Padahal nilai total impor sayur dan buah Indonesia 2013 sebenarnya sekitar
seperdelapan total impor produk pertanian. Selain itu, dari sayur dan buah
yang dikonsumsi, diestimasi sekitar 25%-30% total volume yang dipasok dari
impor.
Memang pemanfaatan lahan oleh petani hortikultura masih belum optimal.
Produktivitas masih bisa dinaikkan secara signifikan. Diperkirakan, belum
sampai 50% petani yang menerapkan standar baku budi daya (SOP). Selain itu,
kepastian harga saat petani panen menjadi harapan yang belum sepenuhnya
terpenuhi. Terutama saat pemerintah membuka keran impor manakala harga produk
melewati batas referensinya. Padahal UU No 19/2013 tentang Perlindungan dan
Pemberdayaan Petani me negaskan bahwa pemerintah harus menjamin pasar bagi
produk yang dihasilkan petani.
PR presiden
Peluang penerapan tarif
tertinggi (bound-tariff) serta
pemanfaatan waktu genjatan senjata (peace-clause)

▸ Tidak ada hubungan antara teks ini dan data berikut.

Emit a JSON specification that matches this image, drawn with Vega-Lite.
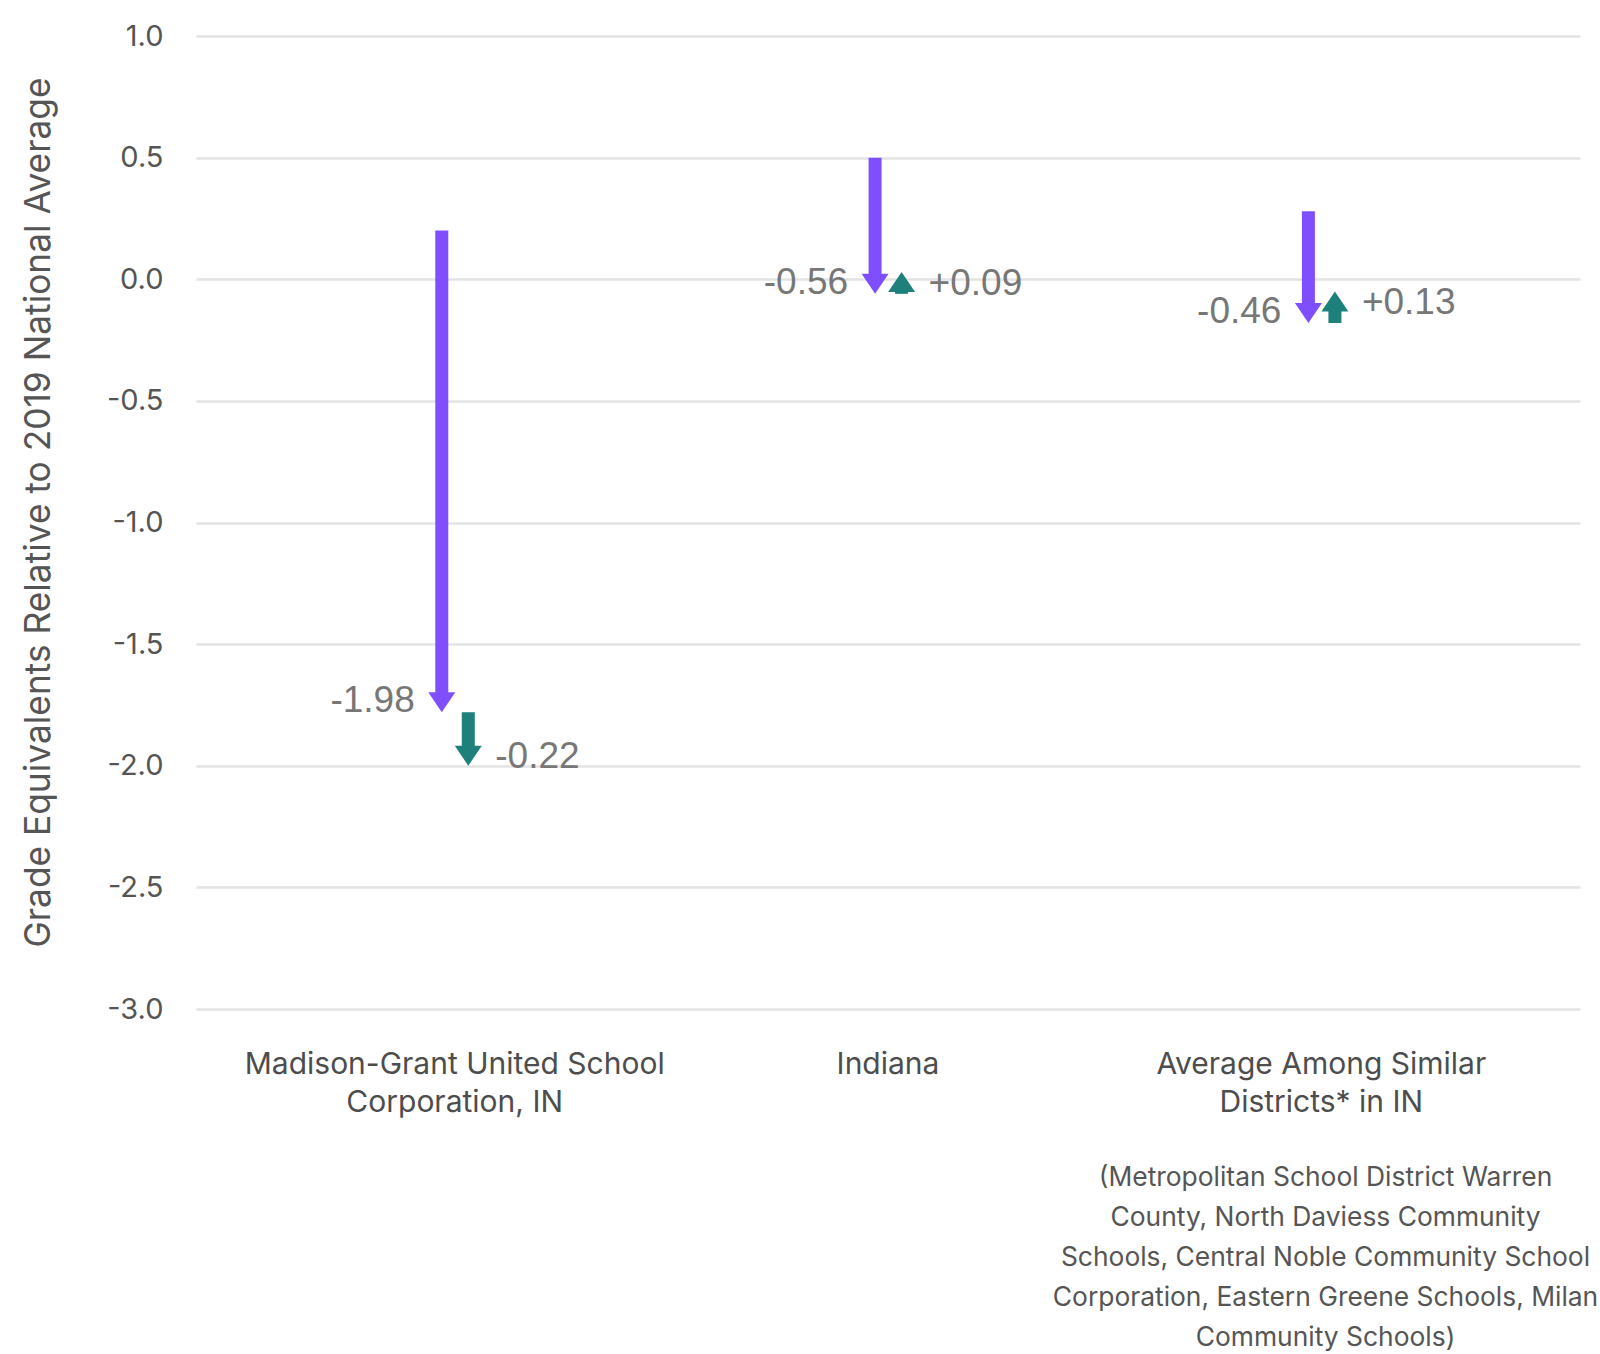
{
  "$schema": "https://vega.github.io/schema/vega-lite/v6.json",
  "width": 1384,
  "height": 973,
  "autosize": {"type": "none"},
  "padding": {"left": 196, "top": 36, "right": 20, "bottom": 345},
  "background": "white",
  "config": {"view": {"stroke": null}, "font": "Inter"},
  "data": {
    "values": [
      {"category": "Madison-Grant United School Corporation, IN", "series": "2019 to 2022", "start": 0.20, "end": -1.78, "label": "-1.98", "direction": "down"},
      {"category": "Madison-Grant United School Corporation, IN", "series": "2022 to 2023", "start": -1.78, "end": -2.00, "label": "-0.22", "direction": "down"},
      {"category": "Indiana", "series": "2019 to 2022", "start": 0.50, "end": -0.06, "label": "-0.56", "direction": "down"},
      {"category": "Indiana", "series": "2022 to 2023", "start": -0.06, "end": 0.03, "label": "+0.09", "direction": "up"},
      {"category": "Average Among Similar Districts* in IN", "series": "2019 to 2022", "start": 0.28, "end": -0.18, "label": "-0.46", "direction": "down"},
      {"category": "Average Among Similar Districts* in IN", "series": "2022 to 2023", "start": -0.18, "end": -0.05, "label": "+0.13", "direction": "up"}
    ]
  },
  "encoding": {
    "x": {
      "field": "category",
      "type": "nominal",
      "sort": ["Madison-Grant United School Corporation, IN", "Indiana", "Average Among Similar Districts* in IN"],
      "scale": {"paddingInner": 0, "paddingOuter": 0.097},
      "axis": {
        "title": ["(Metropolitan School District Warren", "County, North Daviess Community", "Schools, Central Noble Community School", "Corporation, Eastern Greene Schools, Milan", "Community Schools)"],
        "titleFontSize": 26.4,
        "titleFontWeight": "normal",
        "titleColor": "#555555",
        "titleLineHeight": 40,
        "titleX": 1129,
        "titleY": 176,
        "titleAlign": "center",
        "titleBaseline": "alphabetic",
        "titleLimit": 0,
        "labelAngle": 0,
        "labelFontSize": 30,
        "labelColor": "#4d4d4d",
        "labelLineHeight": 38,
        "labelPadding": 40,
        "labelLimit": 0,
        "labelOverlap": false,
        "labelExpr": "datum.value == 'Madison-Grant United School Corporation, IN' ? ['Madison-Grant United School', 'Corporation, IN'] : datum.value == 'Average Among Similar Districts* in IN' ? ['Average Among Similar', 'Districts* in IN'] : datum.value",
        "domain": false,
        "ticks": false,
        "grid": false
      }
    },
    "xOffset": {
      "field": "series",
      "type": "nominal",
      "scale": {"domain": ["2019 to 2022", "2022 to 2023"], "range": [190.5, 243.5], "paddingInner": 0, "paddingOuter": 0}
    },
    "y": {
      "field": "end",
      "type": "quantitative",
      "scale": {"domain": [-3, 1], "nice": false, "zero": false},
      "axis": {
        "title": "Grade Equivalents Relative to 2019 National Average",
        "values": [-3, -2.5, -2, -1.5, -1, -0.5, 0, 0.5, 1],
        "labelExpr": "replace(format(datum.value, '.1f'), '\u2212', '-')",
        "domain": false,
        "ticks": false,
        "labelPadding": 33,
        "labelFontSize": 29,
        "labelColor": "#555555",
        "labelBaseline": "middle",
        "gridColor": "#e3e3e3",
        "gridWidth": 2.5,
        "titleFontSize": 35.3,
        "titleFontWeight": "normal",
        "titleColor": "#555555",
        "titleLimit": 0,
        "titleX": -158,
        "titleY": 476,
        "titleAngle": -90,
        "titleAlign": "center",
        "titleBaseline": "middle"
      }
    },
    "color": {
      "field": "series",
      "type": "nominal",
      "scale": {"domain": ["2019 to 2022", "2022 to 2023"], "range": ["#7f4fff", "#1d807b"]},
      "legend": null
    }
  },
  "layer": [
    {
      "transform": [{"filter": "datum.direction == 'down'"}],
      "mark": {"type": "rule", "strokeWidth": 13, "strokeCap": "butt", "y2Offset": -18},
      "encoding": {"y": {"field": "start", "type": "quantitative"}, "y2": {"field": "end"}}
    },
    {
      "transform": [{"filter": "datum.direction == 'up'"}],
      "mark": {"type": "rule", "strokeWidth": 13, "strokeCap": "butt", "y2Offset": 18},
      "encoding": {"y": {"field": "start", "type": "quantitative"}, "y2": {"field": "end"}}
    },
    {
      "transform": [{"filter": "datum.direction == 'down'"}],
      "mark": {"type": "point", "shape": "M-1,-1.48L1,-1.48L0,0Z", "size": 729, "filled": true, "opacity": 1, "strokeWidth": 0}
    },
    {
      "transform": [{"filter": "datum.direction == 'up'"}],
      "mark": {"type": "point", "shape": "M-1,1.48L1,1.48L0,0Z", "size": 729, "filled": true, "opacity": 1, "strokeWidth": 0}
    },
    {
      "transform": [{"filter": "datum.series == '2019 to 2022'"}],
      "mark": {"type": "text", "align": "right", "baseline": "middle", "dx": -27, "dy": -11, "fontSize": 37, "font": "Liberation Sans"},
      "encoding": {"text": {"field": "label"}, "color": {"value": "#777777"}}
    },
    {
      "transform": [{"filter": "datum.series == '2022 to 2023' && datum.direction == 'down'"}],
      "mark": {"type": "text", "align": "left", "baseline": "middle", "dx": 27, "dy": -9, "fontSize": 37, "font": "Liberation Sans"},
      "encoding": {"text": {"field": "label"}, "color": {"value": "#777777"}}
    },
    {
      "transform": [{"filter": "datum.series == '2022 to 2023' && datum.direction == 'up'"}],
      "mark": {"type": "text", "align": "left", "baseline": "middle", "dx": 27, "dy": 12, "fontSize": 37, "font": "Liberation Sans"},
      "encoding": {"text": {"field": "label"}, "color": {"value": "#777777"}}
    }
  ]
}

selama 4 tahun ke depan sebagai hasil konferensi WTO di Bali tahun lalu
merupakan contoh kesempatan yang harus dimanfaatkan dengan baik oleh
Indonesia untuk meningkatkan kemandirian pangan, khususnya untuk hortikultura
yang bisa didorong kinerjanya dalam waktu relatif lebih cepat.
Keberanian DPR menetapkan batas
maksimum produksi benih dari perusahaan asing sebesar 30% dengan UU
Hortikultura 2010 merupakan contoh lain kedaulatan pangan yang sedang
menunggu keberanian pemerintah untuk mengimplementasikannya.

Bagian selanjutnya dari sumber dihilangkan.